Return the entries verbatim and drop every picture.

++++ The records ++++

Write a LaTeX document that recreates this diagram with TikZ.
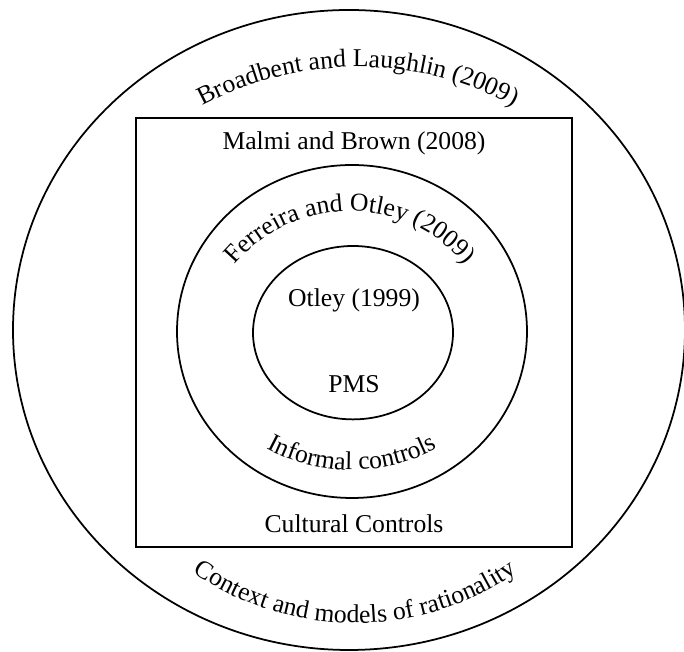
\documentclass[tikz,border=0pt]{standalone}
\usepackage{fontspec}
\setmainfont{Liberation Serif}
\usetikzlibrary{positioning, decorations.text}
\newcommand{\lblfont}{\fontsize{14.6}{17}\selectfont}
\tikzset{
  ring/.style={draw=black, line width=1pt},
  tag/.style={font=\lblfont, anchor=base, inner sep=0pt},
  arclabel/.style={decorate, decoration={text along path, text align=center, text={|\lblfont|#1}}},
}

\begin{document}
\begin{tikzpicture}[x=0.02cm, y=0.02cm]
\useasboundingbox (0,0) rectangle (684,652);
\clip (0,0) rectangle (684,652);
\draw[ring] (349,322) ellipse [x radius=336, y radius=320];
\draw[ring] (136,105) rectangle (572,534);
\draw[ring] (352,320.5) ellipse [x radius=175, y radius=166.5];
\draw[ring] (353,319.3) ellipse [x radius=100, y radius=86.7];
\node[tag] (malmi) at (354,502) {Malmi and Brown (2008)};
\node[tag] (otley) at (354,345) {Otley (1999)};
\node[tag] (pms) at (354,259) {PMS};
\node[tag] (cultural) at (354,119) {Cultural Controls};
\path[arclabel={Broadbent and Laughlin (2009)}] (358,255) ++(130:330) arc [start angle=130, end angle=50, radius=330];
\path[arclabel={Ferreira and Otley (2009)}] (350,290) ++(150:151) arc [start angle=150, end angle=30, radius=151];
\path[arclabel={Informal controls}] (352,362) ++(225:180) arc [start angle=225, end angle=315, radius=180];
\path[arclabel={Context and models of rationality}] (355,314) ++(220:285) arc [start angle=220, end angle=320, radius=285];
\end{tikzpicture}
\end{document}
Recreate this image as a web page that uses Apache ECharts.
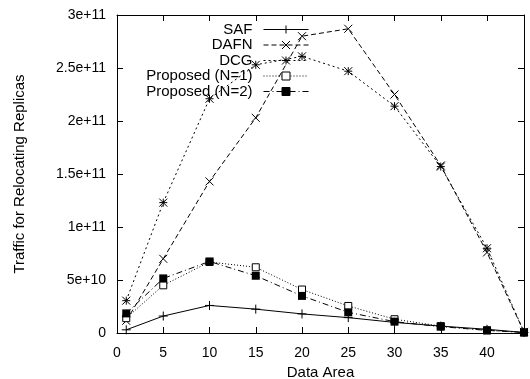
<!DOCTYPE html>
<html>
<head>
<meta charset="utf-8">
<script src="https://cdn.jsdelivr.net/npm/echarts@6/dist/echarts.min.js"></script>
<style>html,body{margin:0;padding:0;background:#fff;}#c{width:530px;height:379px;}</style>
</head>
<body>
<div id="c"></div>
<script>
var dataArea = [1, 5, 10, 15, 20, 25, 30, 35, 40, 44];
var saf  = [0.3e10, 1.6e10, 2.6e10, 2.25e10, 1.8e10, 1.45e10, 1.0e10, 0.65e10, 0.35e10, 0.05e10];
var dafn = [1.15e10, 7.0e10, 14.3e10, 20.3e10, 28.0e10, 28.7e10, 22.5e10, 15.8e10, 7.6e10, 0.1e10];
var dcg  = [3.05e10, 12.3e10, 22.1e10, 25.3e10, 26.1e10, 24.7e10, 21.4e10, 15.7e10, 8.0e10, 0.1e10];
var prop1 = [1.4e10, 4.5e10, 6.7e10, 6.2e10, 4.1e10, 2.55e10, 1.3e10, 0.65e10, 0.25e10, 0.05e10];
var prop2 = [1.85e10, 5.15e10, 6.75e10, 5.4e10, 3.5e10, 1.95e10, 1.07e10, 0.6e10, 0.25e10, 0.05e10];
var seriesNames = ['SAF', 'DAFN', 'DCG', 'Proposed (N=1)', 'Proposed (N=2)'];
var yTickValues = [0, 5e10, 1e11, 1.5e11, 2e11, 2.5e11, 3e11];
var yTickLabels = ['0', '5e+10', '1e+11', '1.5e+11', '2e+11', '2.5e+11', '3e+11'];

function pairs(ys) { return dataArea.map(function (x, i) { return [x, ys[i]]; }); }

var FONT = 'Liberation Sans, Arial, Helvetica, sans-serif';
var strokeItem = { color: 'rgba(0,0,0,0)', borderColor: '#000', borderWidth: 1 };

function mk(name, ys, symbol, size, itemStyle, lineType) {
  return {
    name: name, type: 'line', data: pairs(ys),
    symbol: symbol, symbolSize: size, showAllSymbol: true,
    itemStyle: itemStyle,
    lineStyle: { color: '#000', width: 1, type: lineType },
    emphasis: { disabled: true }, z: 3
  };
}

var chart = echarts.init(document.getElementById('c'), null, { renderer: 'canvas' });
var axisCommonX = { type: 'value', min: 0, max: 44, interval: 5, splitLine: { show: false },
  axisLine: { onZero: false, lineStyle: { color: '#000', width: 1 } },
  axisTick: { inside: true, length: 6, lineStyle: { color: '#000' } } };
var axisCommonY = { type: 'value', min: 0, max: 3e11, interval: 5e10, splitLine: { show: false },
  axisLine: { onZero: false, lineStyle: { color: '#000', width: 1 } },
  axisTick: { inside: true, length: 6, lineStyle: { color: '#000' } } };

chart.setOption({
  animation: false,
  backgroundColor: '#fff',
  textStyle: { fontFamily: FONT, color: '#000' },
  grid: { left: 117, right: 6, top: 15, bottom: 46, containLabel: false, outerBoundsMode: 'none' },
  xAxis: [
    Object.assign({}, axisCommonX, {
      position: 'bottom',
      name: 'Data Area', nameLocation: 'middle', nameGap: 32,
      nameTextStyle: { fontFamily: FONT, fontSize: 15, color: '#000' },
      axisLabel: { show: true, margin: 13, fontFamily: FONT, fontSize: 14, color: '#000', showMaxLabel: false }
    }),
    Object.assign({}, axisCommonX, { position: 'top', axisLabel: { show: false } })
  ],
  yAxis: [
    Object.assign({}, axisCommonY, {
      position: 'left',
      name: 'Traffic for Relocating Replicas', nameLocation: 'middle', nameGap: 90,
      nameTextStyle: { fontFamily: FONT, fontSize: 15, color: '#000' },
      axisLabel: { show: true, margin: 11, fontFamily: FONT, fontSize: 14, color: '#000',
        formatter: function (v) { var i = yTickValues.indexOf(v); return i >= 0 ? yTickLabels[i] : ''; } }
    }),
    Object.assign({}, axisCommonY, { position: 'right', axisLabel: { show: false } })
  ],
  legend: {
    orient: 'vertical', align: 'right', right: 221, top: 22, padding: 0,
    itemWidth: 45, itemHeight: 10, itemGap: 0.5,
    lineStyle: { width: 1 },
    itemStyle: { borderWidth: 1 },
    textStyle: { fontFamily: FONT, fontSize: 15, color: '#000', lineHeight: 15, padding: [0, 6, 0, 0] },
    data: seriesNames
  },
  series: [
    mk(seriesNames[0], saf, 'path://M0,5L10,5M5,0L5,10', 9, strokeItem, 'solid'),
    mk(seriesNames[1], dafn, 'path://M0,0L10,10M10,0L0,10', 8, strokeItem, [5, 3]),
    mk(seriesNames[2], dcg, 'path://M0,0L10,10M10,0L0,10M0,5L10,5M5,0L5,10', 8, strokeItem, [2, 3]),
    mk(seriesNames[3], prop1, 'rect', 7, { color: '#fff', borderColor: '#000', borderWidth: 1 }, [1, 2]),
    mk(seriesNames[4], prop2, 'rect', 8, { color: '#000', borderColor: '#000', borderWidth: 0 }, [6, 3, 1, 3])
  ]
});
</script>
</body>
</html>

++++

## Task answer
Write a LaTeX document that recreates this diagram with TikZ.
\documentclass[tikz,border=0pt]{standalone}
\usepackage{fontspec}
\setmainfont{Liberation Serif}
\usetikzlibrary{positioning, decorations.text}
\newcommand{\lblfont}{\fontsize{14.6}{17}\selectfont}
\tikzset{
  ring/.style={draw=black, line width=1pt},
  tag/.style={font=\lblfont, anchor=base, inner sep=0pt},
  arclabel/.style={decorate, decoration={text along path, text align=center, text={|\lblfont|#1}}},
}

\begin{document}
\begin{tikzpicture}[x=0.02cm, y=0.02cm]
\useasboundingbox (0,0) rectangle (684,652);
\clip (0,0) rectangle (684,652);
\draw[ring] (349,322) ellipse [x radius=336, y radius=320];
\draw[ring] (136,105) rectangle (572,534);
\draw[ring] (352,320.5) ellipse [x radius=175, y radius=166.5];
\draw[ring] (353,319.3) ellipse [x radius=100, y radius=86.7];
\node[tag] (malmi) at (354,502) {Malmi and Brown (2008)};
\node[tag] (otley) at (354,345) {Otley (1999)};
\node[tag] (pms) at (354,259) {PMS};
\node[tag] (cultural) at (354,119) {Cultural Controls};
\path[arclabel={Broadbent and Laughlin (2009)}] (358,255) ++(130:330) arc [start angle=130, end angle=50, radius=330];
\path[arclabel={Ferreira and Otley (2009)}] (350,290) ++(150:151) arc [start angle=150, end angle=30, radius=151];
\path[arclabel={Informal controls}] (352,362) ++(225:180) arc [start angle=225, end angle=315, radius=180];
\path[arclabel={Context and models of rationality}] (355,314) ++(220:285) arc [start angle=220, end angle=320, radius=285];
\end{tikzpicture}
\end{document}
Recreate this image as a web page that uses Apache ECharts.
<!DOCTYPE html>
<html>
<head>
<meta charset="utf-8">
<script src="https://cdn.jsdelivr.net/npm/echarts@6/dist/echarts.min.js"></script>
<style>html,body{margin:0;padding:0;background:#fff;}#c{width:530px;height:379px;}</style>
</head>
<body>
<div id="c"></div>
<script>
var dataArea = [1, 5, 10, 15, 20, 25, 30, 35, 40, 44];
var saf  = [0.3e10, 1.6e10, 2.6e10, 2.25e10, 1.8e10, 1.45e10, 1.0e10, 0.65e10, 0.35e10, 0.05e10];
var dafn = [1.15e10, 7.0e10, 14.3e10, 20.3e10, 28.0e10, 28.7e10, 22.5e10, 15.8e10, 7.6e10, 0.1e10];
var dcg  = [3.05e10, 12.3e10, 22.1e10, 25.3e10, 26.1e10, 24.7e10, 21.4e10, 15.7e10, 8.0e10, 0.1e10];
var prop1 = [1.4e10, 4.5e10, 6.7e10, 6.2e10, 4.1e10, 2.55e10, 1.3e10, 0.65e10, 0.25e10, 0.05e10];
var prop2 = [1.85e10, 5.15e10, 6.75e10, 5.4e10, 3.5e10, 1.95e10, 1.07e10, 0.6e10, 0.25e10, 0.05e10];
var seriesNames = ['SAF', 'DAFN', 'DCG', 'Proposed (N=1)', 'Proposed (N=2)'];
var yTickValues = [0, 5e10, 1e11, 1.5e11, 2e11, 2.5e11, 3e11];
var yTickLabels = ['0', '5e+10', '1e+11', '1.5e+11', '2e+11', '2.5e+11', '3e+11'];

function pairs(ys) { return dataArea.map(function (x, i) { return [x, ys[i]]; }); }

var FONT = 'Liberation Sans, Arial, Helvetica, sans-serif';
var strokeItem = { color: 'rgba(0,0,0,0)', borderColor: '#000', borderWidth: 1 };

function mk(name, ys, symbol, size, itemStyle, lineType) {
  return {
    name: name, type: 'line', data: pairs(ys),
    symbol: symbol, symbolSize: size, showAllSymbol: true,
    itemStyle: itemStyle,
    lineStyle: { color: '#000', width: 1, type: lineType },
    emphasis: { disabled: true }, z: 3
  };
}

var chart = echarts.init(document.getElementById('c'), null, { renderer: 'canvas' });
var axisCommonX = { type: 'value', min: 0, max: 44, interval: 5, splitLine: { show: false },
  axisLine: { onZero: false, lineStyle: { color: '#000', width: 1 } },
  axisTick: { inside: true, length: 6, lineStyle: { color: '#000' } } };
var axisCommonY = { type: 'value', min: 0, max: 3e11, interval: 5e10, splitLine: { show: false },
  axisLine: { onZero: false, lineStyle: { color: '#000', width: 1 } },
  axisTick: { inside: true, length: 6, lineStyle: { color: '#000' } } };

chart.setOption({
  animation: false,
  backgroundColor: '#fff',
  textStyle: { fontFamily: FONT, color: '#000' },
  grid: { left: 117, right: 6, top: 15, bottom: 46, containLabel: false, outerBoundsMode: 'none' },
  xAxis: [
    Object.assign({}, axisCommonX, {
      position: 'bottom',
      name: 'Data Area', nameLocation: 'middle', nameGap: 32,
      nameTextStyle: { fontFamily: FONT, fontSize: 15, color: '#000' },
      axisLabel: { show: true, margin: 13, fontFamily: FONT, fontSize: 14, color: '#000', showMaxLabel: false }
    }),
    Object.assign({}, axisCommonX, { position: 'top', axisLabel: { show: false } })
  ],
  yAxis: [
    Object.assign({}, axisCommonY, {
      position: 'left',
      name: 'Traffic for Relocating Replicas', nameLocation: 'middle', nameGap: 90,
      nameTextStyle: { fontFamily: FONT, fontSize: 15, color: '#000' },
      axisLabel: { show: true, margin: 11, fontFamily: FONT, fontSize: 14, color: '#000',
        formatter: function (v) { var i = yTickValues.indexOf(v); return i >= 0 ? yTickLabels[i] : ''; } }
    }),
    Object.assign({}, axisCommonY, { position: 'right', axisLabel: { show: false } })
  ],
  legend: {
    orient: 'vertical', align: 'right', right: 221, top: 22, padding: 0,
    itemWidth: 45, itemHeight: 10, itemGap: 0.5,
    lineStyle: { width: 1 },
    itemStyle: { borderWidth: 1 },
    textStyle: { fontFamily: FONT, fontSize: 15, color: '#000', lineHeight: 15, padding: [0, 6, 0, 0] },
    data: seriesNames
  },
  series: [
    mk(seriesNames[0], saf, 'path://M0,5L10,5M5,0L5,10', 9, strokeItem, 'solid'),
    mk(seriesNames[1], dafn, 'path://M0,0L10,10M10,0L0,10', 8, strokeItem, [5, 3]),
    mk(seriesNames[2], dcg, 'path://M0,0L10,10M10,0L0,10M0,5L10,5M5,0L5,10', 8, strokeItem, [2, 3]),
    mk(seriesNames[3], prop1, 'rect', 7, { color: '#fff', borderColor: '#000', borderWidth: 1 }, [1, 2]),
    mk(seriesNames[4], prop2, 'rect', 8, { color: '#000', borderColor: '#000', borderWidth: 0 }, [6, 3, 1, 3])
  ]
});
</script>
</body>
</html>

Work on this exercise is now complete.